Chez les Narrinyeri, « la première nuit après qu’un homme est mort, son plus proche parent dort la tête sur le cadavre, afin d’être amené à rêver qui est le sorcier qui a causé la mort… Le lendemain, le corps est posé sur les épaules de certains hommes, dans une sorte de bière appelée ngaratta. Les amis du défunt font alors cercle autour d’eux, et différents noms sont prononcés pour voir s’ils produisent quelque effet sur le cadavre. À la fin, le plus proche parent prononce le nom de la personne dont il a rêvé : alors le cadavre, disent-ils, communique à ses porteurs une impulsion à laquelle ils prétendent ne pas pouvoir résister, et ils s’avancent vers le proche parent. Cette impulsion est le signe qui prouve que le nom prononcé est bien celui que l’on cherchait[1]. »

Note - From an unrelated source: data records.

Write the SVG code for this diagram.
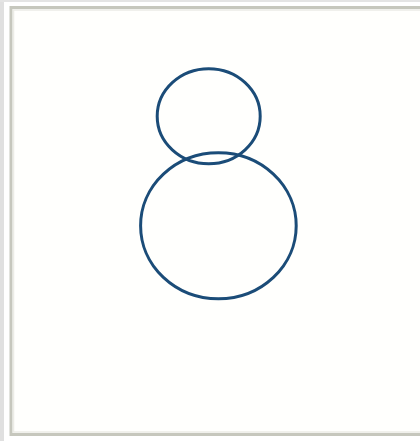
<svg xmlns="http://www.w3.org/2000/svg" width="420" height="441" viewBox="0 0 420 441">
<style>
.ring{fill:none;stroke:#1b4c78;stroke-width:3}
</style>
<rect x="0" y="0" width="420" height="441" fill="#ffffff"/>
<rect x="0" y="0" width="4" height="441" fill="#e0e0e0"/>
<rect x="0" y="0" width="420" height="2" fill="#e4e4e4"/>
<rect x="11" y="7.5" width="420" height="427" fill="#fffffd" stroke="#c6c7bd" stroke-width="3"/>
<rect x="13.5" y="10" width="420" height="422" fill="none" stroke="#ecece6" stroke-width="1.5"/>
<g id="head"><ellipse class="ring" cx="208.7" cy="116.2" rx="51.5" ry="47.5"/></g>
<g id="body"><ellipse class="ring" cx="218.4" cy="225.8" rx="77.8" ry="73"/></g>
<g id="connectors"></g>
</svg>
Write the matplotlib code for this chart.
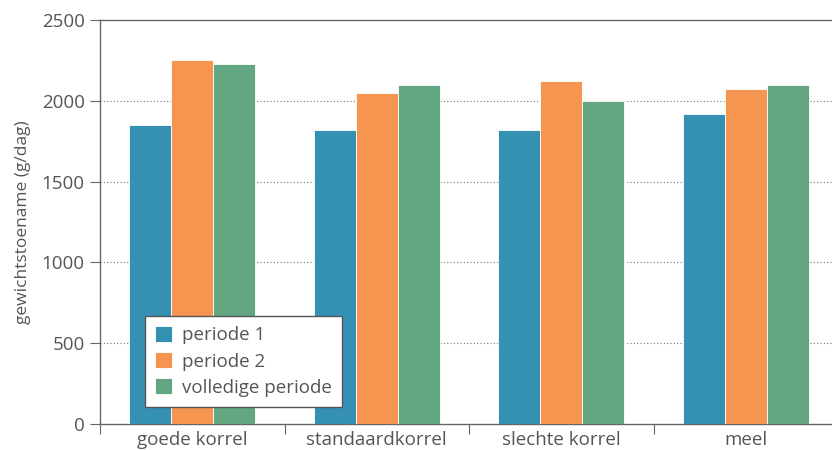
import matplotlib
matplotlib.use("Agg")
import matplotlib.pyplot as plt
import numpy as np

categories = ["goede korrel", "standaardkorrel", "slechte korrel", "meel"]
series_names = ["periode 1", "periode 2", "volledige periode"]
periode1 = [1850, 1820, 1820, 1920]
periode2 = [2250, 2050, 2120, 2070]
volledig = [2230, 2100, 2000, 2100]
yticks = [0, 500, 1000, 1500, 2000, 2500]
colors = ["#3591b3", "#f69550", "#63a682"]

plt.rcParams['font.family'] = ['Open Sans', 'DejaVu Sans']
txt = "#555555"

fig = plt.figure(figsize=(8.32, 4.5), dpi=100)
ax = fig.add_axes([100/832, 26/450, 738/832, 404/450])

x = np.arange(len(categories))
w = 0.227
for i, (vals, name, c) in enumerate(zip([periode1, periode2, volledig], series_names, colors)):
    ax.bar(x + (i - 1) * w, vals, width=w, color=c, label=name,
           edgecolor="white", linewidth=0.6, zorder=3)

ax.set_xlim(-0.5, len(categories) - 0.5)
ax.set_ylim(0, 2500)
ax.set_yticks(yticks)
ax.set_yticklabels([str(v) for v in yticks], fontsize=13.5, color=txt)
ax.set_xticks(np.arange(len(categories) + 1) - 0.5)
ax.set_xticklabels([])
ax.set_xticks(x, minor=True)
ax.set_xticklabels(categories, minor=True, fontsize=13.5, color=txt)
ax.tick_params(axis='x', which='minor', length=0, pad=5)
ax.tick_params(axis='x', which='major', length=7, color="#666666", direction='out')
ax.tick_params(axis='y', length=7, color="#666666", direction='out', pad=4)

for y in yticks[1:-1]:
    ax.axhline(y, color="#777777", linestyle=(0, (1, 2)), linewidth=0.8, zorder=1)

for s in ["left", "bottom", "top"]:
    ax.spines[s].set_color("#666666")
    ax.spines[s].set_linewidth(1.0)
ax.spines["right"].set_visible(False)

ax.set_ylabel("gewichtstoename (g/dag)", fontsize=12.5, color=txt, labelpad=8)

leg = ax.legend(loc="lower left", bbox_to_anchor=(45/738, 17/404), fontsize=13.5,
                frameon=True, fancybox=False, edgecolor="#555555",
                handlelength=0.9, handleheight=0.9, handletextpad=0.5,
                borderpad=0.55, labelspacing=0.42, framealpha=1, borderaxespad=0)
leg.get_frame().set_linewidth(1.0)
for t in leg.get_texts():
    t.set_color(txt)
leg.set_zorder(5)

fig.savefig("out.png", dpi=100)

Même interrogatoire du mort, encore plus direct, en Nouvelle-Bretagne. « La nuit qui suit le décès, l’usage est que les proches du mort se réunissent hors de sa maison ; un « docteur » (tena agagara) appelle à haute voix l’esprit du mort, et lui demande le nom de la personne qui l’a ensorcelé. S’il n’y a pas de réponse, le tena agagara prononce le nom d’une personne sur qui on a des soupçons, et tout le cercle tend l’oreille. Si aucune réponse ne vient, un autre nom est prononcé, et ainsi de suite, jusqu’à ce qu’enfin un son, — comme si quelqu’un frappait du doigt sur une planche ou sur une natte, — se fasse entendre soit dans la maison, soit sur un coquillage que le tena agagara tient dans sa main, au moment de l’appel d’un certain nom : preuve décisive que c’est là le coupable[2]. »

(M. P., pages 186-187.)
  1. G. Taplin, The Narringeri tribe, pp. 19-20. Cf. un passage identique dans Eylmann, Die Eingeborenen der Kolonie Süd Australien, p. 229.
  2. George Brown, Melanesians and Polynesians, pp. 385-386.